Asked whether he thought the increased prevalence of disastrous storms like Hurricane Harvey would convince Republicans of the need to address climate change, Baker said, "no."
Political divisions coupled with a lack of GOP-friendly options for confronting climate change are keeping conservatives from acknowledging it is occurring, he said. More data points won't help.
"I don't understand why we can't recognize the divisiveness of this debate, just like immigration and health care, is such that we need to find solutions that don't require one side or the other to say 'OK, the other side was right,'" he said.
He predicted that the Graham-Whitehouse effort would be complicated by questions about how the money would be spent and whether that would grow the government. He proposed they avoid that by disbursing it to the public instead, as his draft with George W. Bush-era Treasury Secretary Hank Paulson and Reagan-era Secretary of State George Shultz would do.
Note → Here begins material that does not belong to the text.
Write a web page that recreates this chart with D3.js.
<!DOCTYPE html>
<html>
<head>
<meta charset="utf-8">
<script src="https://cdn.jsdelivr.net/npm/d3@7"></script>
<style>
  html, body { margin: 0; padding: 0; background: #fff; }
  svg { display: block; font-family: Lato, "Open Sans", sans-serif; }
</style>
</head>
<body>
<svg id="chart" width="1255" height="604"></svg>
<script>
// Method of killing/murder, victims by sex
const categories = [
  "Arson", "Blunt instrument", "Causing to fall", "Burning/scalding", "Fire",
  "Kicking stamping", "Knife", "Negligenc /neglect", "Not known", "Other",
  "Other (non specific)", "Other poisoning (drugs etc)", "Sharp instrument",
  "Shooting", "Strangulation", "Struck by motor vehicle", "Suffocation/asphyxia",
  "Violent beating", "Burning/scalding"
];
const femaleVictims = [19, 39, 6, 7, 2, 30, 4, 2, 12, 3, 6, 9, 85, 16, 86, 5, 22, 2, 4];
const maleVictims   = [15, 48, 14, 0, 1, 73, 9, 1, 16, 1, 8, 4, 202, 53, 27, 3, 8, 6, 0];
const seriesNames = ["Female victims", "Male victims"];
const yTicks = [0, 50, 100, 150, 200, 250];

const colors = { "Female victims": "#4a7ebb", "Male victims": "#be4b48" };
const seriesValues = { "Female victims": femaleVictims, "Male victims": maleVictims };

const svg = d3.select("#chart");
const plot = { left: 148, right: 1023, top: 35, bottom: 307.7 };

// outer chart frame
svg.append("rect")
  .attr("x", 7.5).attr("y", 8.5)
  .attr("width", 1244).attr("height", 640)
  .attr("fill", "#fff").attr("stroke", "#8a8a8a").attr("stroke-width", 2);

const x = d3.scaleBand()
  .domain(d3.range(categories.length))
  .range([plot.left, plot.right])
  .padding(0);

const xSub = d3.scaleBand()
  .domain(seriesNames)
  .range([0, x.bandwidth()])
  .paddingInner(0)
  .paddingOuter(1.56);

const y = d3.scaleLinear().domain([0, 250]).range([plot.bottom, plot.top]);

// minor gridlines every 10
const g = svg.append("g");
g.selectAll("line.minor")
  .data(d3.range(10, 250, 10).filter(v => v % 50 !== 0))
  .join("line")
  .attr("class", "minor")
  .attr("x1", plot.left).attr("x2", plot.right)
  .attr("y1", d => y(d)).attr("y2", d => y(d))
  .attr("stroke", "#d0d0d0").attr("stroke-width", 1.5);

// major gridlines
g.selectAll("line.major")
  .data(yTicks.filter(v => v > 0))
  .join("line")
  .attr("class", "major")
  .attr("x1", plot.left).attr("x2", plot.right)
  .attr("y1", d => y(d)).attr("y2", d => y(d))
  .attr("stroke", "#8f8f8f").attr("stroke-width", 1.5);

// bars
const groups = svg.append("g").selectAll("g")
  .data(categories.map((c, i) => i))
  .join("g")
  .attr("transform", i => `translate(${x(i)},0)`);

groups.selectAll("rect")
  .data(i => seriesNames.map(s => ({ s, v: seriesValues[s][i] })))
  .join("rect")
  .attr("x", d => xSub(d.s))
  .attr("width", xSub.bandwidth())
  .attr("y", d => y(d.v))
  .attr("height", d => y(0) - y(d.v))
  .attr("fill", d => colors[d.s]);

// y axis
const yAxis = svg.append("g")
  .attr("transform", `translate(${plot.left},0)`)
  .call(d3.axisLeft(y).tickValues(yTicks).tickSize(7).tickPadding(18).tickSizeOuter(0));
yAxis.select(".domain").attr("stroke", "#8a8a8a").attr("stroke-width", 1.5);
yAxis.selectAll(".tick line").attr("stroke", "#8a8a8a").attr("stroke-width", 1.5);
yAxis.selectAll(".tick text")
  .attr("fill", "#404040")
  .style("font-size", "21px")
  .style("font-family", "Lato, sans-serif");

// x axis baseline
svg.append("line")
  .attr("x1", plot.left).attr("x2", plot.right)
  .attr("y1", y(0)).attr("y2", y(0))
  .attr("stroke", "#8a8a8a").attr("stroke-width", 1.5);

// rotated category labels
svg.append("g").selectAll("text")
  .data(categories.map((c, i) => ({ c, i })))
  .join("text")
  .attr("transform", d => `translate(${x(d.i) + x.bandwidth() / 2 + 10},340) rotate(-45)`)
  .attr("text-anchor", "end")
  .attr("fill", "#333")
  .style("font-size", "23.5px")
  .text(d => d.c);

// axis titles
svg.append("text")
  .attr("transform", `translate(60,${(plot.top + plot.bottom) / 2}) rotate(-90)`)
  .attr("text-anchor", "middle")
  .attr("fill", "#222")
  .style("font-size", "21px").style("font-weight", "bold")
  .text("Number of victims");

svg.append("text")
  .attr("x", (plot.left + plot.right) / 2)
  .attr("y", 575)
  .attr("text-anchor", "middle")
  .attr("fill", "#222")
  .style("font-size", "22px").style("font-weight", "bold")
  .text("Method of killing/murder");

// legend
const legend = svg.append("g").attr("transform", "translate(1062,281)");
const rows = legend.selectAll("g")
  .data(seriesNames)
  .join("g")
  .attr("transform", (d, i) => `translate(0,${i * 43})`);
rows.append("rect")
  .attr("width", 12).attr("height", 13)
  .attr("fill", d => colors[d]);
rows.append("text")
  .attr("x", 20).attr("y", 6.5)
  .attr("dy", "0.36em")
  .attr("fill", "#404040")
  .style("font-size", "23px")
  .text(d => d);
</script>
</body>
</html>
Kerry — who volunteered for the first Earth Day as a young man, recently returned from a trip to Vietnam and has generally approached climate change as an environmental and humanitarian issue — took care to cast it as an economic one throughout his Yale conference.
Trump was unwise, he said, to undercut U.S. companies by leaving the Paris deal. International energy infrastructure that might have been built by U.S. companies will now more likely be developed by companies from countries that have joined most of the world in accepting the Paris accord, he said.
"It makes it harder for our companies," he said. "They have to go out and fight against the perception that America's a laggard."
Kerry said he regrets that the United States hasn't worked more closely with China on international development, saying such a partnership could have been "planet-changing."
Republicans including Baker have said China's Paris pledges might never be delivered. But analysts say China's business-as-usual trajectory has it peaking its emissions years before the promised 2030 date.
"There's no grass growing under the feet of the Chinese," said Kerry. "They're moving."